Mata Hari was a scapegoat, not a spy - biographer

NEW YORK (Reuters Life!) - Femme fatale Mata Hari was beautiful, a compulsive liar, and without morals -- but she wasn’t a spy and suffered from syphilis contracted from her husband not her promiscuity, according to a new biography.

After pouring over declassified and other papers about the Dutch-born exotic dancer and courtesan, author Pat Shipman sided with growing research that Mata Hari was used as a scapegoat by the French who convicted her of espionage and executed her during World War I to bolster national morale.

At her trial it was charged that she was responsible for the deaths of at least 50,000 French soldiers after she passed secrets from Allied officers and officials to the Germans.

“But the evidence is quite strong that she was completely innocent of espionage,” Shipman, a professor of anthropology at Pennsylvania State University, told Reuters.

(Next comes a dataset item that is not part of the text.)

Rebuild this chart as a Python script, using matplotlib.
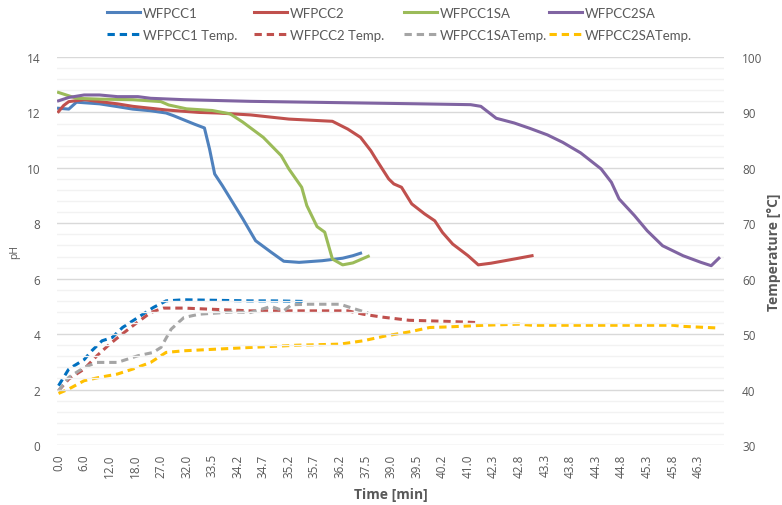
import matplotlib
matplotlib.use("Agg")
import matplotlib.pyplot as plt
from matplotlib.ticker import MultipleLocator

# ---- data (category index: 10 categories per tick label) ----
tick_labels = ["0.0", "6.0", "12.0", "18.0", "27.0", "32.0", "33.5", "34.2", "34.7",
               "35.2", "35.7", "36.2", "37.5", "39.0", "39.5", "40.2", "41.0", "42.3",
               "42.8", "43.3", "43.8", "44.3", "44.8", "45.3", "45.8", "46.3"]

wfpcc1_x = [0, 4, 7, 16, 23, 29, 36, 42, 45, 49, 53, 57, 59, 61, 64, 68, 72, 77, 83, 88, 94, 103, 111, 115, 118]
wfpcc1_ph = [12.15, 12.12, 12.37, 12.31, 12.21, 12.12, 12.06, 11.98, 11.88, 11.73, 11.58, 11.44, 10.68,
             9.78, 9.36, 8.76, 8.16, 7.37, 6.96, 6.63, 6.59, 6.65, 6.74, 6.83, 6.92]

wfpcc2_x = [0, 2, 4, 10, 16, 23, 29, 36, 42, 49, 55, 62, 75, 90, 107, 113, 118, 122, 124, 129, 131,
            134, 138, 143, 147, 150, 154, 160, 164, 169, 178, 185]
wfpcc2_ph = [12.03, 12.25, 12.39, 12.46, 12.39, 12.31, 12.22, 12.15, 12.09, 12.04, 12.0, 11.98, 11.91,
             11.76, 11.68, 11.4, 11.1, 10.62, 10.32, 9.6, 9.42, 9.3, 8.7, 8.34, 8.09, 7.67, 7.25,
             6.83, 6.5, 6.56, 6.71, 6.83]

wfpcc1sa_x = [0, 7, 16, 29, 40, 43, 50, 55, 60, 67, 72, 80, 87, 90, 95, 97, 101, 104, 107, 111, 115, 121]
wfpcc1sa_ph = [12.72, 12.51, 12.48, 12.46, 12.39, 12.27, 12.13, 12.1, 12.07, 11.95, 11.65, 11.1, 10.44,
               9.96, 9.3, 8.64, 7.88, 7.68, 6.71, 6.5, 6.57, 6.81]

wfpcc2sa_x = [0, 4, 10, 16, 23, 31, 36, 49, 75, 141, 161, 165, 171, 178, 184, 191, 197, 204, 212,
              216, 219, 225, 230, 236, 244, 251, 255, 258]
wfpcc2sa_ph = [12.42, 12.54, 12.63, 12.63, 12.57, 12.57, 12.51, 12.46, 12.4, 12.31, 12.28, 12.22, 11.79,
               11.62, 11.43, 11.19, 10.92, 10.54, 9.96, 9.48, 8.88, 8.28, 7.73, 7.19, 6.83, 6.59,
               6.47, 6.74]

t1_x = [0, 4, 10, 13, 17, 21, 25, 32, 37, 42, 49, 75, 84, 96]
t1_temp = [40.7, 43.7, 45.4, 47.0, 48.8, 49.4, 51.2, 53.3, 54.8, 56.0, 56.2, 56.0, 56.0, 55.9]

t2_x = [0, 4, 10, 15, 20, 24, 29, 36, 41, 49, 75, 106, 113, 119, 126, 137, 152, 163]
t2_temp = [39.8, 41.9, 43.7, 46.1, 48.2, 49.7, 51.5, 53.9, 54.7, 54.7, 54.2, 54.2, 54.2, 53.6, 53.1,
           52.5, 52.3, 52.1]

t1sa_x = [0, 4, 10, 15, 23, 31, 37, 40, 44, 49, 55, 68, 75, 83, 88, 91, 98, 110, 114, 121]
t1sa_temp = [39.8, 42.2, 44.0, 44.9, 44.9, 46.1, 46.7, 47.6, 50.9, 53.0, 53.6, 54.0, 53.9, 55.0, 54.2,
             55.3, 55.4, 55.4, 54.8, 53.8]

t2sa_x = [0, 4, 10, 16, 23, 29, 36, 42, 49, 62, 75, 93, 110, 119, 128, 137, 145, 152, 166, 180, 185,
          240, 244, 258]
t2sa_temp = [39.3, 40.1, 41.6, 42.2, 42.8, 43.7, 44.9, 46.7, 47.0, 47.3, 47.6, 48.0, 48.2, 48.8, 49.7,
             50.4, 51.2, 51.3, 51.6, 51.8, 51.6, 51.6, 51.4, 51.1]

# ---- styling ----
plt.rcParams['font.family'] = ['Open Sans', 'DejaVu Sans']
TXT = "#595959"

fig = plt.figure(figsize=(7.82, 5.06), dpi=100)
ax = fig.add_axes([57/782, 1-446/506, (724-57)/782, (446-58)/506])
ax2 = ax.twinx()

lw = 2.2
ph_lines = [
    ax.plot(wfpcc1_x, wfpcc1_ph, color="#4F81BD", lw=lw, label="WFPCC1")[0],
    ax.plot(wfpcc2_x, wfpcc2_ph, color="#C0504D", lw=lw, label="WFPCC2")[0],
    ax.plot(wfpcc1sa_x, wfpcc1sa_ph, color="#9BBB59", lw=lw, label="WFPCC1SA")[0],
    ax.plot(wfpcc2sa_x, wfpcc2sa_ph, color="#8064A2", lw=lw, label="WFPCC2SA")[0],
]
dash = (0, (2.4, 1.6))
t_lines = [
    ax2.plot(t1_x, t1_temp, color="#0070C0", lw=lw, ls=dash, label="WFPCC1 Temp.")[0],
    ax2.plot(t2_x, t2_temp, color="#C0504D", lw=lw, ls=dash, label="WFPCC2 Temp.")[0],
    ax2.plot(t1sa_x, t1sa_temp, color="#A5A5A5", lw=lw, ls=dash, label="WFPCC1SATemp.")[0],
    ax2.plot(t2sa_x, t2sa_temp, color="#FFC000", lw=lw, ls=dash, label="WFPCC2SATemp.")[0],
]

ax.set_xlim(-0.6, 260)
ax.set_ylim(0, 14)
ax2.set_ylim(30, 100)
ax.yaxis.set_major_locator(MultipleLocator(2))
ax.yaxis.set_minor_locator(MultipleLocator(0.4))
ax2.yaxis.set_major_locator(MultipleLocator(10))

ax.set_xticks(range(0, 10*len(tick_labels), 10))
ax.set_xticklabels(tick_labels, rotation=90, fontsize=8.5, color=TXT)

ax.grid(True, axis='y', which='major', color="#D9D9D9", lw=1.0)
ax.grid(True, axis='y', which='minor', color="#F2F2F2", lw=1.0)
ax.set_axisbelow(True)
for a in (ax, ax2):
    for s in a.spines.values():
        s.set_visible(False)
    a.tick_params(axis='both', which='both', length=0, labelsize=8.5, colors=TXT)
ax.tick_params(axis='x', pad=6)
ax.tick_params(axis='y', pad=12)
ax2.tick_params(axis='y', pad=13)

ax.set_zorder(ax2.get_zorder() + 1)
ax.patch.set_visible(False)

ax.set_ylabel("pH", fontsize=7.5, color=TXT)
ax.yaxis.set_label_coords((20 - 57) / 667, 0.5)
ax2.set_ylabel("Temperature [°C]", fontsize=10, color=TXT, fontweight='bold')
ax2.yaxis.set_label_coords((767 - 57) / 667, 0.5)
ax.set_xlabel("Time [min]", fontsize=10, color=TXT, fontweight='bold', labelpad=7)

# legend: one column per series pair, placed at the reference column positions
col_left_px = [107, 254, 404, 549]
for p, t, xpx in zip(ph_lines, t_lines, col_left_px):
    leg = fig.legend(handles=[p, t], loc='upper left', bbox_to_anchor=(xpx/782, 1 - 8/506),
                     frameon=False, handlelength=2.5, handletextpad=0.25,
                     labelspacing=0.75, borderaxespad=0.0, borderpad=0.0,
                     prop={'family': ['Lato', 'DejaVu Sans'], 'size': 9.5})
    for txt in leg.get_texts():
        txt.set_color(TXT)

fig.savefig("out.png", dpi=100)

“When she was arrested the war was going very badly for the French and she was foreigner, very sexy, having affairs with everyone, and living lavishly while people in Paris had no bread. There was a lot of resentment against her.”

Shipman said Mata Hari’s standing in 1917 was similar to that of Marilyn Monroe in the 1960s -- she was recognizable everywhere and considered the sexiest, most desirable women in Europe.

“This is part of why it is so ludicrous to think she was a spy. She couldn’t be clandestine and sneak around. She couldn’t help but attract attention,” said Shipman, whose book “Femme Fatale: Love, Lies and the Unknown Life of Mata Hari” has just been released.

Shipman said she went back to Mata Hari’s childhood to try to figure out what drove this enigmatic woman.

Mata Hari was born Margaretha Gertruida Zelle in the Netherlands but her parents’ divorce and then her mother’s death shattered her childhood and she impulsively married a much older man who took her to the Dutch East Indies -- with evidence he gave her syphilis which was incurable then.

Her own unhappy marriage ended after her son died of syphilis and she fled, reinventing herself as Mata Hari, a sensual dancer with techniques learned in the Indies.

“She was a self-made, self-created woman. She made herself someone she was not and was brilliant at it. She was very good at dancing, at being a courtesan and had no morals about sex. All her lovers went away happy,” said Shipman.

“But in the process she also probably infected many of them with syphilis.”

Shipman, who has written eight previous books, said Mata Hari was to be admired for her beauty and her ability to reinvent herself time after time.

But she lied all the time and had an extraordinary arrogance about her power of men -- even though only one came to her defense after she was arrested.

“She had a magnetism that was incredible,” she said.